The blue chips made a midmorning comeback attempt that proved to be fleeting, erasing more than half of their initial losses after crude backed away from session highs and a new report showed U.S. consumer confidence jumped in February to a three-year high.
Almost all of the focus was on Libya on Tuesday as protesters demanding the end of longtime leader Muammar al-Qaddafi's rule clashed violently with his supporters, sending Africa's third-largest oil producer spiraling into chaos. More than 200 people were reported dead, key government buildings were on fire and oil firms evacuated.
Traders fretted about the possibility Libya's oil production could be halted by the violence there or that the unrest could spread to Saudi Arabia and other oil-producing nations.
Slammed by the political unrest, crude oil spiked $7.37 a barrel, or 8.55%, to $93.57 -- a level unseen since October 2008. The surge marked crude's biggest one-day percentage gain since April 2009. The most active contract, the April contract, surged $5.71 a barrel, or 6.36%, to $95.42. Gold rallied for the sixth day in a row, gaining $12.30 a troy ounce, or 0.89%, to $1,400.50 -- its highest settle since January 3.
As crude soars closer to $100 a barrel, it could seriously crimp the global recovery by raising energy prices on struggling U.S. consumers and businesses such as shipping giant FedEx (FDX) and cruise operator Carnival (CCL). Concerns about the impact on the global economy were illustrated by Caterpillar (CAT) and tumbling basic materials like U.S. Steel (X).
On the earnings front, Wal-Mart's stock retreated as its fourth-quarter EPS of $1.34 was overshadowed by weaker-than-expected sales growth of 2.5% and its guidance. Home Depot (HD) initially rallied but then turned red even after beating the Street with EPS of 36 cents and raising both its dividend and guidance.
Home builders such as Pulte (PHM) fell sharply as S&P/Case-Shiller said U.S. home prices fell by 1% in December from November, compared with calls for a drop of 0.7%. It marked the sixth straight month of declines.
The bulls failed to rally around some upbeat economic news as the Conference Board said its consumer confidence index soared in February to a three-year high of 70.4, up from 64.8 in January and beating forecasts for 65. The consumer expectations component jumped to its best level since December 2006.
Last month Wall Street experienced a similar pullback that was triggered by the exploding situation in Egypt but proved to be short-lived, with stocks subsequently rallying in the face of the crisis there.

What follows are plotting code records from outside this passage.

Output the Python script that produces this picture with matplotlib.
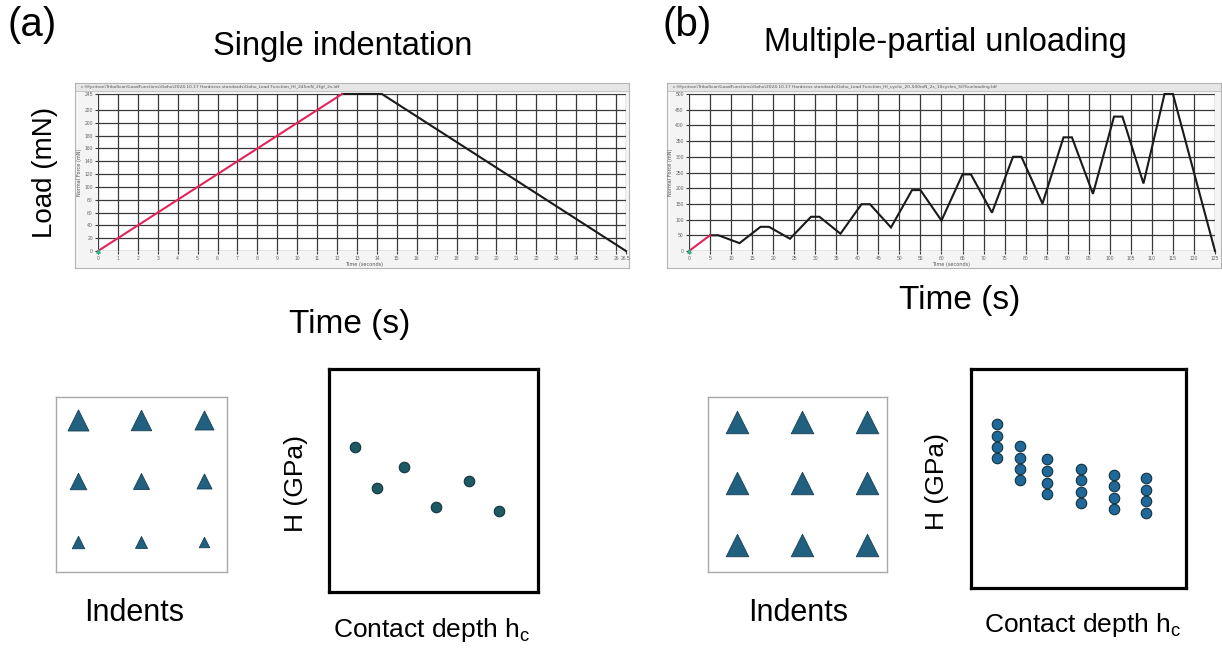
import matplotlib
matplotlib.use("Agg")
import matplotlib.pyplot as plt
from matplotlib.patches import Rectangle

W, H = 1222, 648
DPI = 100
PT = 72.0 / DPI  # points per pixel

# ---- load functions --------------------------------------------------------
# single indentation: load, hold, unload (time in s, load in mN)
t_single = [0, 12.25, 14.25, 26.5]
p_single = [0, 245, 245, 0]

# multiple partial unloading: 10 cycles, 50 % unloading each time
t_multi = [0, 5, 7, 12, 17, 19, 24, 29, 31, 36, 41, 43, 48, 53, 55, 60,
           65, 67, 72, 77, 79, 84, 89, 91, 96, 101, 103, 108, 113, 115, 125]
p_multi = [0, 50, 50, 25, 77, 77, 39, 109, 109, 55, 149, 149, 75, 194, 194, 97,
           244, 244, 122, 300, 300, 151, 362, 362, 182, 428, 428, 215, 500, 500, 0]

xticks_single = list(range(0, 27)) + [26.5]
yticks_single = list(range(0, 221, 20)) + [245]
xticks_multi = list(range(0, 126, 5))
yticks_multi = list(range(0, 501, 50))

# ---- schematic hardness vs contact depth (arbitrary units) -------------------
hc_single = [0.124, 0.230, 0.359, 0.512, 0.670, 0.813]
H_single = [0.650, 0.466, 0.561, 0.381, 0.498, 0.363]

hc_multi = [0.121, 0.228, 0.353, 0.512, 0.665, 0.814]
H_multi = [[0.749, 0.694, 0.644, 0.594],
           [0.648, 0.594, 0.543, 0.493],
           [0.589, 0.534, 0.479, 0.429],
           [0.543, 0.493, 0.438, 0.388],
           [0.516, 0.466, 0.411, 0.361],
           [0.502, 0.447, 0.397, 0.342]]

# indent footprint widths on the 3x3 grid (px)
indent_single = [[21, 20.5, 19], [16.5, 16, 15], [12.5, 12, 10.5]]
indent_multi = [[22.5, 22.5, 22.5], [22.5, 22.5, 22.5], [22.5, 22.5, 22.5]]

# ---- styling ---------------------------------------------------------------
plt.rcParams['font.family'] = ['Liberation Sans', 'DejaVu Sans']
plt.rcParams['mathtext.fontset'] = 'custom'
plt.rcParams['mathtext.rm'] = 'Liberation Sans'
plt.rcParams['mathtext.it'] = 'Liberation Sans'

RED = '#e3245a'
TRI = '#22607f'
TRI_EDGE = '#153f55'
DOT_A = '#1d5a63'
DOT_B = '#21689a'

fig = plt.figure(figsize=(W / DPI, H / DPI), dpi=DPI)
fig.patch.set_facecolor('white')


def px_axes(x0, y0, x1, y1, **kw):
    return fig.add_axes([x0 / W, 1 - y1 / H, (x1 - x0) / W, (y1 - y0) / H], **kw)


def px_text(x, y, s, **kw):
    return fig.text(x / W, 1 - y / H, s, **kw)


def software_window(frame, plot, title, t, p, xt, yt, xlab_x):
    x0, y0, x1, y1 = frame
    fax = px_axes(x0, y0, x1, y1)
    fax.set_xlim(0, 1)
    fax.set_ylim(0, 1)
    fax.set_facecolor('#f4f4f4')
    fax.set_xticks([])
    fax.set_yticks([])
    for s in fax.spines.values():
        s.set_color('#b5b5b5')
        s.set_linewidth(0.8)
    bar_h = 8 / (y1 - y0)
    fax.add_patch(Rectangle((0, 1 - bar_h), 1, bar_h, facecolor='#e6e6e6',
                            edgecolor='#b5b5b5', lw=0.5))
    fax.text(0.01, 1 - bar_h / 2, title, fontsize=3.2, color='#555555',
             va='center', ha='left', family='DejaVu Sans', clip_on=True)

    ax = px_axes(*plot)
    ax.set_facecolor('white')
    ax.set_xlim(xt[0], xt[-1])
    ax.set_ylim(yt[0], yt[-1])
    ax.set_xticks(xt)
    ax.set_yticks(yt)
    ax.set_xticklabels([('%g' % v) for v in xt])
    ax.set_yticklabels([('%g' % v) for v in yt])
    ax.tick_params(axis='both', direction='out', length=2.5, width=0.8,
                   color='#3a3a3a', labelsize=3.6, labelcolor='#666666', pad=1.2)
    ax.grid(True, color='#3a3a3a', lw=0.9)
    ax.set_axisbelow(True)
    for s in ax.spines.values():
        s.set_visible(False)
    ax.plot(t[1:], p[1:], color='#1a1a1a', lw=1.5, solid_joinstyle='miter',
            zorder=3, clip_on=False)
    ax.plot(t[:2], p[:2], color=RED, lw=1.5, zorder=4, clip_on=False)
    ax.plot([t[0]], [p[0]], marker='^', ms=2.5, color='#2bb58a', zorder=5,
            clip_on=False)
    ax.set_ylabel('Normal Force (mN)', fontsize=3.6, color='#555555',
                  family='DejaVu Sans', labelpad=1.5)
    px_text(xlab_x, y1 - 3.5, 'Time (seconds)', fontsize=3.6, color='#555555',
            family='DejaVu Sans', va='center', ha='left')
    return ax


def indent_grid(box, sizes, cols, rows):
    ax = px_axes(*box)
    ax.set_xlim(0, 1)
    ax.set_ylim(0, 1)
    ax.set_xticks([])
    ax.set_yticks([])
    for s in ax.spines.values():
        s.set_color('#a8a8a8')
        s.set_linewidth(1.0)
    for r, yr in enumerate(rows):
        for c, xc in enumerate(cols):
            ms = sizes[r][c] * PT
            ax.scatter([xc], [yr], marker='^', s=ms ** 2, color=TRI,
                       edgecolor=TRI_EDGE, linewidth=0.6, zorder=3)
    return ax


def hardness_box(box, hc, hv, color):
    ax = px_axes(*box)
    ax.set_xlim(0, 1)
    ax.set_ylim(0, 1)
    ax.set_xticks([])
    ax.set_yticks([])
    for s in ax.spines.values():
        s.set_color('black')
        s.set_linewidth(2.3)
    ms = 10.5 * PT
    for x, ys in zip(hc, hv):
        ys = ys if isinstance(ys, list) else [ys]
        ax.scatter([x] * len(ys), ys, s=ms ** 2, color=color,
                   edgecolor='#0f3340', linewidth=0.8, zorder=3)
    return ax


# ---- (a) single indentation ------------------------------------------------
software_window((75, 83, 629, 268), (98, 94, 626, 251),
                r'c:\Hysitron\TriboScan\LoadFunctions\Gohu\2024.10.17 Hardness standards\Gohu_Load Function_HI_245mN_2fgf_2s.ldf',
                t_single, p_single, xticks_single, yticks_single, 345)

# ---- (b) multiple partial unloading -----------------------------------------
software_window((667, 83, 1221, 268), (689, 94, 1215, 251),
                r'c:\Hysitron\TriboScan\LoadFunctions\Gohu\2024.10.17 Hardness standards\Gohu_Load Function_HI_cyclic_20-500mN_2s_10cycles_50%unloading.ldf',
                t_multi, p_multi, xticks_multi, yticks_multi, 932)

indent_grid((56, 397, 227, 572), indent_single,
            [0.129, 0.497, 0.865], [0.869, 0.52, 0.171])
indent_grid((708, 397, 887, 572), indent_multi,
            [0.162, 0.525, 0.888], [0.857, 0.509, 0.154])

hardness_box((329, 369, 538, 592), hc_single, H_single, DOT_A)
hardness_box((971, 369, 1186, 588), hc_multi, H_multi, DOT_B)

# ---- labels ------------------------------------------------------------------
px_text(8, 25, '(a)', fontsize=29, ha='left', va='center')
px_text(663, 25, '(b)', fontsize=29, ha='left', va='center')
px_text(343, 47, 'Single indentation', fontsize=23.5, ha='center', va='center')
px_text(945, 42, 'Multiple-partial unloading', fontsize=23.5, ha='center', va='center')
px_text(45, 172, 'Load (mN)', fontsize=20, rotation=90, ha='center', va='center')
px_text(350, 325, 'Time (s)', fontsize=24, ha='center', va='center')
px_text(960, 300, 'Time (s)', fontsize=24, ha='center', va='center')
px_text(134, 613, 'Indents', fontsize=22, ha='center', va='center')
px_text(798, 613, 'Indents', fontsize=22, ha='center', va='center')
px_text(296, 483, 'H (GPa)', fontsize=19, rotation=90, ha='center', va='center')
px_text(937, 482, 'H (GPa)', fontsize=19, rotation=90, ha='center', va='center')
px_text(432, 630, r'Contact depth h$_{\mathrm{c}}$', fontsize=19, ha='center', va='center')
px_text(1083, 625, r'Contact depth h$_{\mathrm{c}}$', fontsize=19, ha='center', va='center')

fig.savefig('out.png', dpi=DPI, facecolor='white')
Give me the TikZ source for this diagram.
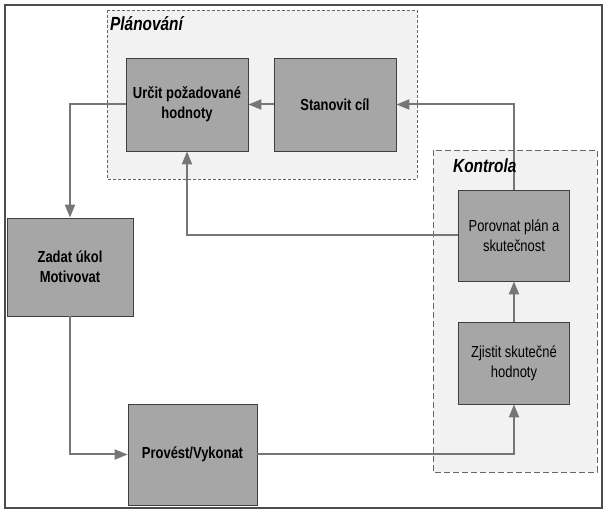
\documentclass[tikz,border=0pt]{standalone}
\usepackage{fontspec}
\setmainfont{Liberation Sans}[FakeStretch=0.81]
\usepackage{tikz}
\usetikzlibrary{arrows.meta,positioning,calc}

\definecolor{boxgray}{HTML}{A6A6A6}
\definecolor{groupgray}{HTML}{F2F2F2}
\definecolor{linegray}{HTML}{767676}

\tikzset{
    box/.style={rectangle,draw=black!75,line width=0.8pt,fill=boxgray,align=center,
        font=\fontsize{16}{20}\selectfont},
    group/.style={draw=black!60,line width=0.8pt,fill=groupgray},
    grouplabel/.style={anchor=base west,inner sep=0pt,font=\fontsize{19}{22}\selectfont\bfseries\itshape},
    flow/.style={-{Triangle[length=13pt,width=10pt]},line width=2pt,draw=linegray}
}

\begin{document}
\begin{tikzpicture}[x=1pt,y=-1pt]
        \useasboundingbox (0,0) rectangle (608,510);
        \draw[black!70,line width=1.2pt] (5,5) rectangle (602,508);

        % Group areas
        \draw[group,dash pattern=on 3pt off 2pt] (107,10) rectangle (417,179);
        \draw[group,dash pattern=on 6pt off 3pt] (433,150) rectangle (597,472);
        \node[grouplabel] (planLabel) at (110,30.7) {Plánování};

        % Planning boxes
        \node[box,font=\fontsize{16}{20}\selectfont\bfseries,minimum width=122pt,minimum height=93pt] (urcit) at (187,104.5) {Určit požadované\\hodnoty};
        \node[box,font=\fontsize{16}{20}\selectfont\bfseries,minimum width=122pt,minimum height=93pt] (stanovit) at (335,104.5) {Stanovit cíl};

        % Left side boxes
        \node[box,font=\fontsize{16}{20}\selectfont\bfseries,minimum width=126pt,minimum height=98pt] (zadat) at (70,267) {Zadat úkol\\Motivovat};
        \node[box,font=\fontsize{16}{20}\selectfont\bfseries,minimum width=129pt,minimum height=101pt] (provest) at (192.5,454.5) {Provést/Vykonat};

        % Control boxes
        \node[box,minimum width=111pt,minimum height=91pt] (porovnat) at (514,235.5) {Porovnat plán a\\skutečnost};
        \node[box,minimum width=111pt,minimum height=82pt] (zjistit) at (514,363) {Zjistit skutečné\\hodnoty};

        % Arcs between boxes
        \draw[flow] (stanovit) -- (urcit);
        \draw[flow] (urcit.west) -| (zadat.north);
        \draw[flow] (zadat.south) |- (provest.west);
        \draw[flow] (provest.east) -| (zjistit.south);
        \draw[flow] (zjistit) -- (porovnat);
        \draw[flow] (porovnat.north) |- (stanovit.east);
        \draw[flow] (porovnat.west) -| (urcit.south);

        \node[grouplabel] (kontrolaLabel) at (453,173) {Kontrola};
    \end{tikzpicture}
\end{document}
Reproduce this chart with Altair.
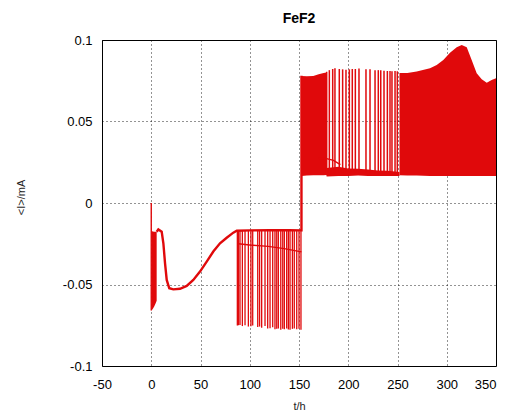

“I don’t know if it’s going to be able to do that again. This selloff seems to have a different complexion,” said Kenny. “The internals seem decidedly more negative than during the Egyptian pullback. It seems more substantial.”
Barnes & Noble (BKS) tumbled 14% after the bookseller suspended its dividend and declined to give new financial guidance. The company’s EPS of $1.00 on $2.3 billion in sales also trailed consensus calls. Barnes & Noble said its January same-store sales slid 1.3%.
Apple (AAPL) slumped 3% after an analyst at Yuanta Securities predicted the tech giant’s iPad2 tablet will be delayed to June from April due to production delays. However, a source told Reuters the report of a delay until June is not true and the device will be launched in a similar timeframe to its 2010 April launch.
BHP Billiton (BHP) reached a $4.75 billion deal to acquire shale gas reserves from Chesapeake Energy (CHP) in its first major scoop of natural gas resources. BHP is buying Chesapeake's 75% stake in an Arkansas shale natural gas field.
Office Depot (ODP) revealed a surprise non-GAAP profit of 9 cents a share as it sales slid by an in-line 3% to $2.96 billion. Analysts had called for a loss of 3 cents a share.
The U.K.'s FTSE 100 slipped 0.30% to 5996.76, France's CAC 40 sold off 1.15% to 4050.27 and Germany's DAX slid 0.05% to 7318.35.
In Asia, Japan's Nikkei 225 tumbled 1.78% to 10664.70, Hong Kong's Hang Seng plunged 2.11% to 22990.80 and China's Shanghai Composite plummeted 2.62% to 2855.52.